The bad news is the same crippling lack of resources that affect every part of the US and NATO efforts affect the development of the Army and police. In one visit to an older Army battalion, it was all too clear that it had less than a quarter of its authorized manpower, and only one man in five was expect ed to reenlist when their time came up this fall. A visit to a police unit revealed its men police were supposed to be paid on a quarterly basis, but sometimes were not paid at all. Such police have no choice other than to extort a living. In one case, ethnic tension had led the officer in charge of pay to not even fill out forms because he had been passed over for promotion. Both Afghans and their advisors make it clear that many good leaders and good units are being used up by being rushed into combat and excessive duties without adequate equipment, facilities, and support.
The Narcotics Issue
At the same time, NATO needs to restructure counter narcotics effort to focus on near term economic development, anti-corruption, and high pay-off law enforcement; eradication phased over time. It needs to broaden its aid efforts to support the government, and help provide education, clinics, and other local services.
Persistence, Patience, and Time
Patience and persistence, will be as critical as more troops, resources, and advisors. No matter what the outside world does, political, military, and economic progress will take time. The present central government will be weak and partly ineffective for at least two to three years, and be incapable of providing the presence and services in the field that Afghan's desperately need and demand.

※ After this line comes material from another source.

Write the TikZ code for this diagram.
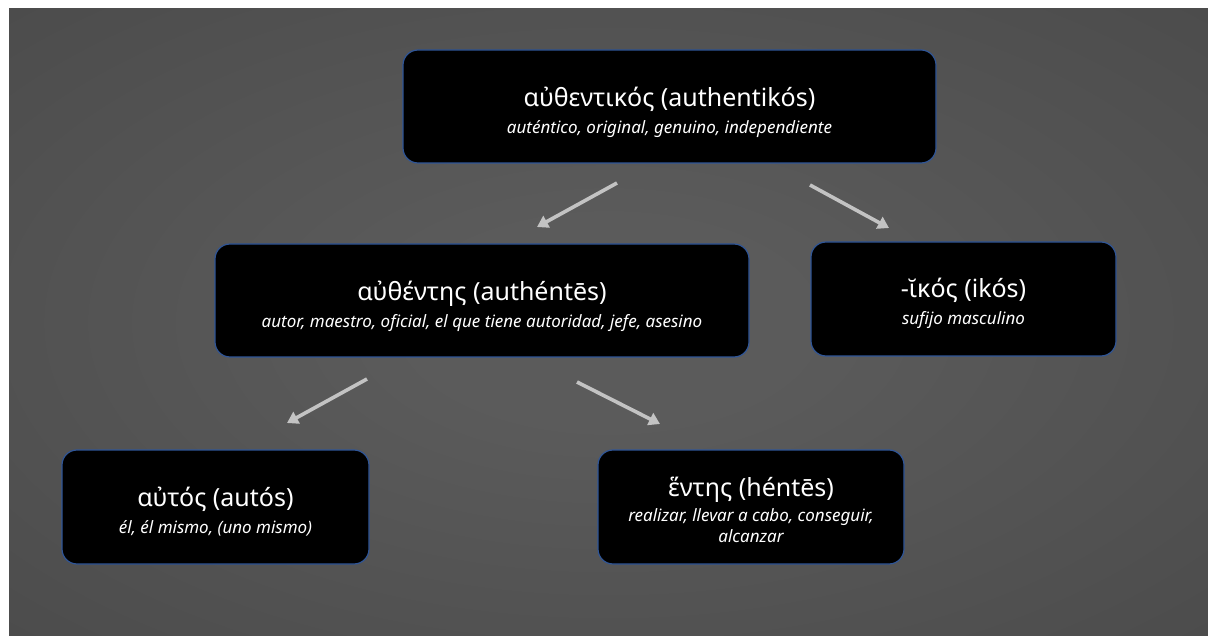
\documentclass[tikz,border=0pt]{standalone}
\usepackage{fontspec}
\setmainfont{Noto Sans}
\usetikzlibrary{arrows.meta}
\definecolor{boxborder}{HTML}{2F5597}
\definecolor{arrowgray}{HTML}{C3C3C3}
\definecolor{bgin}{HTML}{5B5B5B}
\definecolor{bgout}{HTML}{383838}
\pgfdeclareradialshading{bgshade}{\pgfpoint{0bp}{0bp}}{color(0bp)=(bgin); color(8bp)=(bgin); color(72bp)=(bgout)}
\newcommand{\ttlfont}{\fontsize{25}{27}\selectfont}
\newcommand{\subfont}{\fontsize{17}{27}\selectfont\itshape}
\newcommand{\topstrut}{\rule{0pt}{31pt}}
\tikzset{
  wordbox/.style={draw=boxborder, line width=1.2pt, fill=black, rounded corners=15pt,
    text=white, align=center, inner sep=0pt, font=\fontsize{17}{27}\selectfont},
  conn/.style={draw=arrowgray, line width=3.6pt, -{Triangle[width=13pt,length=11pt]}},
}
\begin{document}
\begin{tikzpicture}[x=1pt,y=-1pt]
\useasboundingbox (0,0) rectangle (1208,636);
\fill[white] (0,0) rectangle (1208,636);
\shade[shading=bgshade] (9,9) rectangle (1208,636);

\node[wordbox, minimum width=533pt, minimum height=113pt] (top) at (669.5,106.5)
  {\topstrut{\ttlfont αὐθεντικός (authentikós)}\\{\subfont auténtico, original, genuino, independiente}};
\node[wordbox, minimum width=534pt, minimum height=113pt] (midl) at (482,300.5)
  {\topstrut{\ttlfont αὐθέντης (authéntēs)}\\{\subfont autor, maestro, oficial, el que tiene autoridad, jefe, asesino}};
\node[wordbox, minimum width=305pt, minimum height=114pt] (midr) at (963.5,299)
  {\rule{0pt}{28pt}{\ttlfont -ῐκός (ikós)}\\{\subfont sufijo masculino}};
\node[wordbox, minimum width=307pt, minimum height=114pt] (botl) at (215.5,507)
  {\rule{0pt}{28pt}{\ttlfont αὐτός (autós)}\\{\subfont él, él mismo, (uno mismo)}};
\node[wordbox, minimum width=306pt, minimum height=114pt] (botr) at (751,507)
  {\rule{0pt}{26pt}{\ttlfont ἕντης (héntēs)}\\[-2pt]{\subfont realizar, llevar a cabo, conseguir,}\\[-6pt]{\subfont alcanzar}};

\coordinate (a1s) at (617,183);
\coordinate (a1e) at (537,227);
\coordinate (a2s) at (810,185);
\coordinate (a2e) at (889,228);
\coordinate (a3s) at (367,379);
\coordinate (a3e) at (287,423);
\coordinate (a4s) at (577,382);
\coordinate (a4e) at (660,424);
\draw[conn] (a1s) -- (a1e);
\draw[conn] (a2s) -- (a2e);
\draw[conn] (a3s) -- (a3e);
\draw[conn] (a4s) -- (a4e);
\end{tikzpicture}
\end{document}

The past focus on democracy and the political process in Kabul, rather than on the quality of governance, and services, has left many areas angry and open to Taliban and hostile influence and control. Creating new efforts that really work at the national scale, and especially in troubled areas , will take more than a year to begin, much less accomplish.
Paying for victory now, however, will be far cheaper than waiting until a crisis occurs, and far, far cheaper that defeat. Other US and allied failures to honestly address the problems in the field, to be realistic about resource needs, to create effective long term aid and force development plans, and to emphasize governance over services may well have brought defeat in Iraq. The US and its allies cannot afford to lose two wars. If they do not act now, they will.
Anthony H. Cordesman holds the Burke Chair in Strategy at the Center for Strategic and International Studies.